William Ordeman is currently a lecturer at the University of North Texas in Denton, TX. He has studied and taught in universities along the US and Mexico border. His research is transnational pedagogy and digital rhetorics. The book will feature several authors each contributing one chapter of about 6,000 words. Please direct questions to the above email address. 

Below is the prompt:

Translingual and transnational students are represented within universities not just along the geo-political borders of the US, but in classrooms across the nation. Many of these students are entering institutions and first-year-writing programs that still function under monolingual ideology.
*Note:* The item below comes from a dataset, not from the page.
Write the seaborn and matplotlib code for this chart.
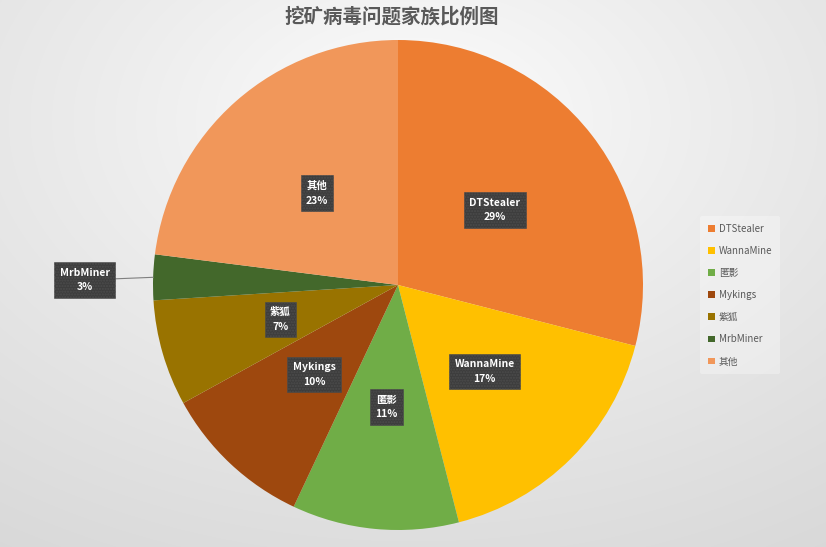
import numpy as np
import matplotlib
matplotlib.use("Agg")
import matplotlib.pyplot as plt
import seaborn as sns

# data
families = ["DTStealer", "WannaMine", "匿影", "Mykings", "紫狐", "MrbMiner", "其他"]
shares = [29, 17, 11, 10, 7, 3, 23]
colors = ["#ED7D31", "#FFC000", "#70AD47", "#9E480E", "#997300", "#43682B", "#F1975A"]
title = "挖矿病毒问题家族比例图"

sns.set_theme(style="white")
plt.rcParams["font.family"] = ["Noto Sans CJK SC", "DejaVu Sans"]

fig = plt.figure(figsize=(8.26, 5.47), dpi=100)

# light radial background like the office chart area
bg = fig.add_axes([0, 0, 1, 1], zorder=-10)
yy, xx = np.mgrid[0:547, 0:826]
d = np.sqrt(((xx - 413) / 826) ** 2 + ((yy - 120) / 547) ** 2)
d = np.clip(d / d.max(), 0, 1)
shade = 1.0 - 0.15 * d ** 0.8
bg.imshow(np.dstack([shade] * 3), aspect="auto", extent=[0, 1, 0, 1])
bg.axis("off")

ax = fig.add_axes([153 / 826, 17 / 547, 490 / 826, 490 / 547])
pal = sns.color_palette(colors)
wedges, _ = ax.pie(shares, colors=pal, startangle=90, counterclock=False,
                   radius=1.0, wedgeprops=dict(linewidth=0))
ax.set_xlim(-1, 1)
ax.set_ylim(-1, 1)
ax.set_aspect("equal")
ax.axis("off")

box = dict(boxstyle="square,pad=0.5", facecolor="#3d3d3d", edgecolor="#4c4c4c",
           hatch="......", linewidth=0.4)
for w, name, s in zip(wedges, families, shares):
    ang = np.deg2rad((w.theta1 + w.theta2) / 2)
    txt = f"{name}\n{s}%"
    if s < 5:
        ex, ey = np.cos(ang), np.sin(ang)
        ax.annotate(txt, xy=(ex, ey), xytext=(1.28 * ex, 1.28 * ey - 0.02),
                    ha="center", va="center", color="white", fontsize=7.5,
                    fontweight="bold", bbox=box, linespacing=1.6,
                    arrowprops=dict(arrowstyle="-", color="#7f7f7f", lw=0.8,
                                    shrinkA=0, shrinkB=0))
    else:
        ax.text(0.5 * np.cos(ang), 0.5 * np.sin(ang), txt, ha="center", va="center",
                color="white", fontsize=7.5, fontweight="bold", bbox=box, linespacing=1.6)

fig.text(392 / 826, 1 - 17 / 547, title, ha="center", va="center",
         fontsize=14, color="#595959", fontweight="bold")

leg = fig.legend(wedges, families, loc="center", bbox_to_anchor=(740 / 826, 1 - 295 / 547),
                 frameon=True, fontsize=7, handlelength=0.7, handleheight=0.7,
                 handletextpad=0.4, labelspacing=1.25, borderpad=0.8)
leg.get_frame().set_facecolor("#ffffff")
leg.get_frame().set_alpha(0.3)
leg.get_frame().set_edgecolor("none")
for t in leg.get_texts():
    t.set_color("#595959")

fig.savefig("out.png", dpi=100)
Suresh Canagarajah defines this monolingual space as a place where “the language [is] capable of naturally expressing only the values and thoughts belonging to [one specific] community” (Canagarajah)*. That is to say, many universities have yet to adopt a writing program that encourages the expression of values and thoughts of their transnational students but instead continue to see their classrooms as a “monolingual” space. Some writing programs have attempted to foster self-reflection pedagogy that addresses our students’ unique socio-linguistic context. Assignments in first-year-writing are meant to encourage the reflection of transnational space where the exchange of ideas and resources supersede barriers of language and structural borders. These are meant to demonstrate to the students the value of their complex translingual and transnational rhetorical ecology.

In this book, I would like to discuss the successes and shortcomings of these FYW assignments in meeting the needs of our students and offer insights to other writing programs who seek to incorporate pedagogy that addresses the values of such intersections of cultures, languages, and people. 

*Canagarajah, A. Suresh. Translingual Practice: Global Englishes and Cosmopolitan Relations. Routledge, 2013.